For this trip, here is the tour package itinerary, as published. Tourists will be pickep up from their guesthouses at 7 AM. From there, the van travels 3 hours to Kanchanaburi and head straight to its first stop, the Cemetery of the Allied Prisoners of the 2nd World War, then a visit to the War Museum, aka the JEATH Museum (an acronym: read further). At 10:30, we would take a walk to the Bridge Over The River Kwai. After that, they will take us to a train station. We shall take the train through these wood-based train tracks, experience the Death Railway first hand, which is allegedly the most dangerous curbing bridge in the world. The bridge itself is made of wooden logs along the mountain. At 1 PM, we shall have our Thai lunch. At 2 PM, we shall be taken to Sai Yok Noi, the other waterfall attraction in this area (the more majestic waterfall would be the Erawan Falls). It’s supposed to be our free time. We will be free to roam the area on our own. At 2:30 PM, we shall leave the waterfall for the Tiger Temple.

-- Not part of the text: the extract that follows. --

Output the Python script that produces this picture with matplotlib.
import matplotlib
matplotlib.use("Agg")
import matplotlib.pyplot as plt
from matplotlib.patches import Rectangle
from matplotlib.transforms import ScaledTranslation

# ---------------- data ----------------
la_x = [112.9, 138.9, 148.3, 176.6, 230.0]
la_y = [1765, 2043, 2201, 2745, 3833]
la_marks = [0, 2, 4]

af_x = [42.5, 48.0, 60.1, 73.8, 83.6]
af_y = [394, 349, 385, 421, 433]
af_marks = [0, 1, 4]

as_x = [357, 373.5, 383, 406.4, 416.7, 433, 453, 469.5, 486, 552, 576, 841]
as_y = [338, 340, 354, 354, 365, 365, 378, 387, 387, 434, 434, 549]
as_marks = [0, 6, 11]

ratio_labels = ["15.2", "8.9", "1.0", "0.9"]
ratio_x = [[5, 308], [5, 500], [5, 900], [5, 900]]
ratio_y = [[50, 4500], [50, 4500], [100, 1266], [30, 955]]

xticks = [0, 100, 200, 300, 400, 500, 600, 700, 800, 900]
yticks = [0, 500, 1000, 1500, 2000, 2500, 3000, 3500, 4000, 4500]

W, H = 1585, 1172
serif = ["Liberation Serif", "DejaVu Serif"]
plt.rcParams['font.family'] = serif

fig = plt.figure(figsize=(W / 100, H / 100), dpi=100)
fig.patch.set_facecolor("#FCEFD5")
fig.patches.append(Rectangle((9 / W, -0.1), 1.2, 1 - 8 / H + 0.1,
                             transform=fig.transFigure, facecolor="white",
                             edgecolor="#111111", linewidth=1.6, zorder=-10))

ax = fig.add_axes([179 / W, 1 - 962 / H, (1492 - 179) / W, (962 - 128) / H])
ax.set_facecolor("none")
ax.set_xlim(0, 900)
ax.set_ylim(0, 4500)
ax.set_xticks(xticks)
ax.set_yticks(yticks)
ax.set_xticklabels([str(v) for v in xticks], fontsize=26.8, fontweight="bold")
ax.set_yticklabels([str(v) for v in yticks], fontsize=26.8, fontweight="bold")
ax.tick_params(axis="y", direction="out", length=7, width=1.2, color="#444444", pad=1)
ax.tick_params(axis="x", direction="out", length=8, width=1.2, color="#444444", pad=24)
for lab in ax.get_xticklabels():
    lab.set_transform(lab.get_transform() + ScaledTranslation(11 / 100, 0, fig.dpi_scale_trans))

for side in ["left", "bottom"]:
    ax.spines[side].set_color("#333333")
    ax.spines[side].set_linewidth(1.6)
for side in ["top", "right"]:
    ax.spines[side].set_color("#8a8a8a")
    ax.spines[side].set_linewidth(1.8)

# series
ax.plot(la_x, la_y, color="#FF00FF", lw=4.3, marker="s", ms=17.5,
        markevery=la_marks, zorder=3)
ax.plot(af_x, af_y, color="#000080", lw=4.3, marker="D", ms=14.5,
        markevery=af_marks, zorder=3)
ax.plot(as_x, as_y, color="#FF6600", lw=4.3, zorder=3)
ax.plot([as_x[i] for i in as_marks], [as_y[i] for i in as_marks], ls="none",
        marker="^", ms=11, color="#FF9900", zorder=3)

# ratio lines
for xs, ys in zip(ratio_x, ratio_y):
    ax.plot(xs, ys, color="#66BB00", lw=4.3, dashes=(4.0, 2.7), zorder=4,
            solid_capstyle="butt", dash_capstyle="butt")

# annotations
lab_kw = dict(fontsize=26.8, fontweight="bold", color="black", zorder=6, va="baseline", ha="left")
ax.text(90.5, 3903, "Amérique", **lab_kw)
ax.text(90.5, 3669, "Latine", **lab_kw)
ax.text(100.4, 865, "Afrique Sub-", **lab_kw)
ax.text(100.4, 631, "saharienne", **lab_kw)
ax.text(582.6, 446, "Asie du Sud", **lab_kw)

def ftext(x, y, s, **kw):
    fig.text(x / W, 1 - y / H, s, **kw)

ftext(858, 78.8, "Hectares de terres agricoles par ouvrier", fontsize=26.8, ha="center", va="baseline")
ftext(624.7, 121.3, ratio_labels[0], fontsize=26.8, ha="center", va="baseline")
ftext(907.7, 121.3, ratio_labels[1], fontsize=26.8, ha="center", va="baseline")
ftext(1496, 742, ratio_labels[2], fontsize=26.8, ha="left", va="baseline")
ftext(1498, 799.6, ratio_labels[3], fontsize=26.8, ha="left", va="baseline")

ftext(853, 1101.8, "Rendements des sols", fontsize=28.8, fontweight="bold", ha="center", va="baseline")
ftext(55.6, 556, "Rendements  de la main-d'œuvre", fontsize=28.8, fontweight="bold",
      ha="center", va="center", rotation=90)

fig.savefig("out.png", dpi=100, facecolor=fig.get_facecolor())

I paid 600 baht for the whole trip, which seems like such a bargain considering this includes a comfortable van taking us all around 5 places to visit, and this includes lunch. However, there are optional areas we have to pay extra. JEATH Museum is 40 baht; train ride is 50 baht, and then the “donation money” at the Tiger Temple is 300 baht. You may choose not to get inside these sights although you'd feel like a big loser if you don’t - you’re already there! And what else would you do while the rest of your van-mates traipse along? Wait in the van with the driver? Therefore, you need to shell out a minimum of 1,100 baht for the whole tour. Still a bargain though. And yeah, if you do plan to visit the Tiger Temple, you have to avoid wearing colorful, eye-catching shirts – FOR YOUR OWN SAFETY, for Pete’s sake! Why? Read on!
United Nations cast: 2 Austrian guys, a young Malaysian couple (he: a University student taking plant biology – err isn’t it easier to just call it “botany”?), 2 Spanish guys (who I later learned were brothers, one was a tall lanky 17 year old, and a bulky guy); a really touchy-feely German couple (I am sorry but these two seemed made for each other, both looking toothsome and ... errr “homely”). Now, the good thing about this group is that no one wanted to mingle. It's the most quiet tour I've had in years! LOL. I was conversing with the Malaysian guy, but after a while, we ran out of interesting things to discuss, and I got sleepy. I slept the last hour of the trip.
Upon reaching the Kanchanaburi Allied War Cemetery, we went our separate ways. We were instructed to meet at the van. The Kan Cemetery (free admission) is an idyllic sight to visit. This is the Thai people’s gift to the allied forces who died during the war. Some 7,000 soldiers, mostly British and Dutch, were buried here, and just reading through the inscriptions gave it a somber, albeit wistful atmosphere. From there, we were taken to a Museum, just straight up the Th. Saengchuto. This was the JEATH Museum. The acronym stands for the participating countries found in the horrific torture chambers: Japan, America, England, Australia, Thailand, Holland. Poorly maintained, we paid 40 baht for the materials used to torture the prisoners. There were mannequins depicting the manner in which the prisoners were violently killed by their Japanese tormentors. No one else bothered with the nearby Jewelry Museum. I took several minutes to digest the scenic river view of Kwai River. From a distance, I saw the infamous bridge. There were a few boats on the river. From there, we took a walk towards the Bridge over River Kwai, which is a hundred meter walk from the museum, passing through restaurants and tiangge. It was a nice area. Clean river, rustic bridge, and a well-maintained park by the river.